ViewFormer: NeRF-free Neural Rendering from Few Images Using Transformers

Overview

ViewFormer: NeRF-free Neural Rendering from Few Images Using Transformers

Official implementation of ViewFormer. ViewFormer is a NeRF-free neural rendering model based on the transformer architecture. The model is capable of both novel view synthesis and camera pose estimation. It is evaluated on previously unseen 3D scenes.

Paper    Web    Demo


Open In Colab Python Versions

Getting started

Start by creating a python 3.8 venv. From the activated environment, you can run the following command in the directory containing setup.py:

pip install -e .

Getting datasets

In this section, we describe how you can prepare the data for training. We assume that you have your environment ready and you want to store the dataset into {output path} directory.

Shepard-Metzler-Parts-7

Please, first visit https://github.com/deepmind/gqn-datasets.

viewformer-cli dataset generate \
    --loader sm7 \
    --image-size 128 \
    --output {output path}/sm7 \
    --max-sequences-per-shard 2000 \
    --split train

viewformer-cli dataset generate \
    --loader sm7 \
    --image-size 128 \
    --output {output path}/sm7 \
    --max-sequences-per-shard 2000 \
    --split test

InteriorNet

Download the dataset into the directory {source} by following the instruction here: https://interiornet.org/. Then, proceed as follows:

viewformer-cli dataset generate \
    --loader interiornet \
    --path {source} \
    --image-size 128  \
    --output {output path}/interiornet \
    --max-sequences-per-shard 50 \
    --shuffle \
    --split train

viewformer-cli dataset generate \
    --loader interiornet \
    --path {source} \
    --image-size 128  \
    --output {output path}/interiornet \
    --max-sequences-per-shard 50 \
    --shuffle \
    --split test

Common Objects in 3D

Download the dataset into the directory {source} by following the instruction here: https://ai.facebook.com/datasets/CO3D-dataset.

Install the following dependencies: plyfile>=0.7.4 pytorch3d. Then, generate the dataset for 10 categories as follows:

viewformer-cli dataset generate \
    --loader co3d \
    --path {source} \
    --image-size 128  \
    --output {output path}/co3d \
    --max-images-per-shard 6000 \
    --shuffle \
    --categories "plant,teddybear,suitcase,bench,ball,cake,vase,hydrant,apple,donut" \
    --split train

viewformer-cli dataset generate \
    --loader co3d \
    --path {source} \
    --image-size 128  \
    --output {output path}/co3d \
    --max-images-per-shard 6000 \
    --shuffle \
    --categories "plant,teddybear,suitcase,bench,ball,cake,vase,hydrant,apple,donut" \
    --split val

Alternatively, generate the full dataset as follows:

viewformer-cli dataset generate \
    --loader co3d \
    --path {source} \
    --image-size 128  \
    --output {output path}/co3d \
    --max-images-per-shard 6000 \
    --shuffle \
    --split train

viewformer-cli dataset generate \
    --loader co3d \
    --path {source} \
    --image-size 128  \
    --output {output path}/co3d \
    --max-images-per-shard 6000 \
    --shuffle \
    --split val

ShapeNet cars and chairs dataset

Download and extract the SRN datasets into the directory {source}. The files can be found here: https://drive.google.com/drive/folders/1OkYgeRcIcLOFu1ft5mRODWNQaPJ0ps90.
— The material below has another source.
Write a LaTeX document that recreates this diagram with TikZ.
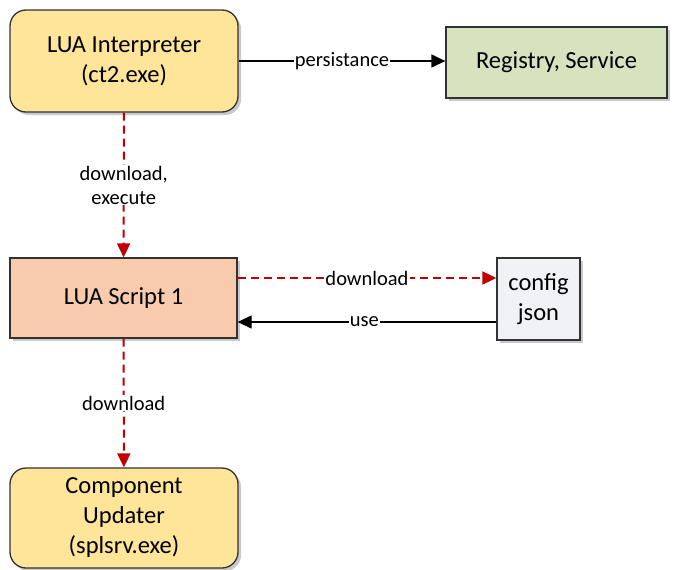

Then, generate the dataset as follows:

viewformer-cli dataset generate \
    --loader shapenet \
    --path {source} \
    --image-size 128  \
    --output {output path}/shapenet-{category}/shapenet \
    --categories {category} \
    --max-sequences-per-shard 50 \
    --shuffle \
    --split train

viewformer-cli dataset generate \
    --loader shapenet \
    --path {source} \
    --image-size 128  \
    --output {output path}/shapenet-{category}/shapenet \
    --categories {category} \
    --max-sequences-per-shard 50 \
    --shuffle \
    --split test

where {category} is either cars or chairs.

Faster preprocessing

In order to make the preprocessing faster, you can add --shards {process id}/{num processes} to the command and run multiple instances of the command in multiple processes.
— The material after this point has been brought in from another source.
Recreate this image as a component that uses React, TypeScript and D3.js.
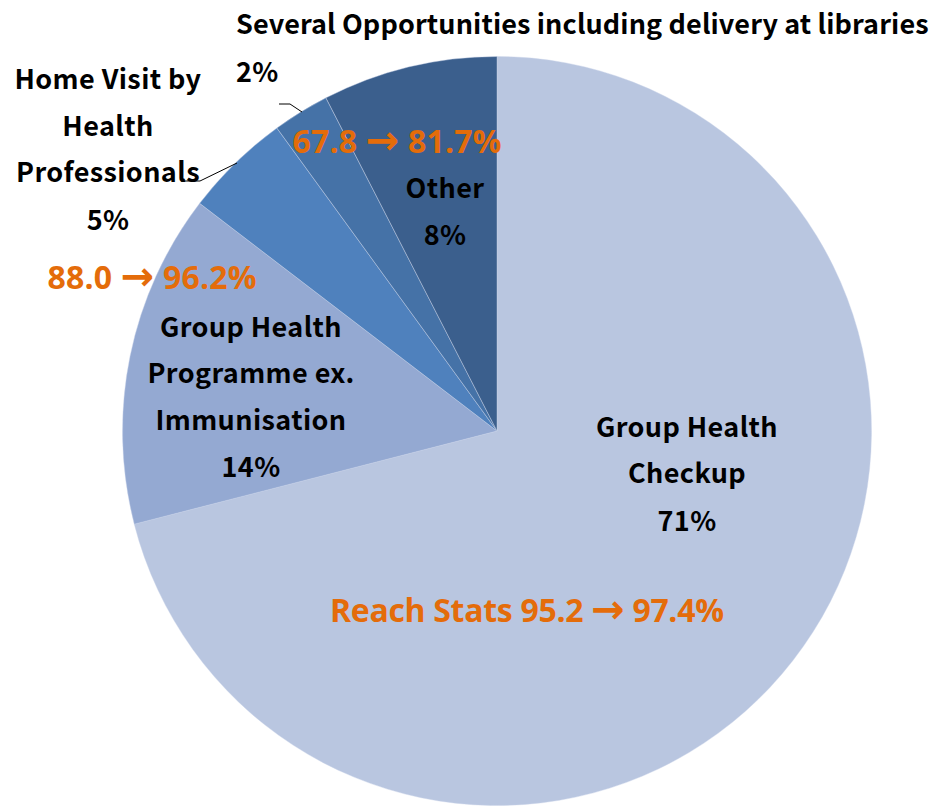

Training the codebook model

The codebook model training uses the PyTorch framework, but the resulting model can be loaded by both TensorFlow and PyTorch. The training code was also prepared for TensorFlow framework, but in order to get the same results as published in the paper, PyTorch code should be used. To train the codebook model on 8 GPUs, run the following code:

viewformer-cli train codebook \
    --job-dir . \
    --dataset "{dataset path}" \
    --num-gpus 8 \
    --batch-size 352 \
    --n-embed 1024 \
    --learning-rate 1.584e-3 \
    --total-steps 200000

Replace {dataset path} by the real dataset path. Note that you can use more than one dataset. In that case, the dataset paths should be separated by a comma. Also, if the size of dataset is not large enough to support sharding, you can reduce the number of data loading workers by using --num-val-workers and --num-workers arguments. The argument --job-dir specifies the path where the resulting model and logs will be stored. You can also use the --wandb flag, that enables logging to wandb.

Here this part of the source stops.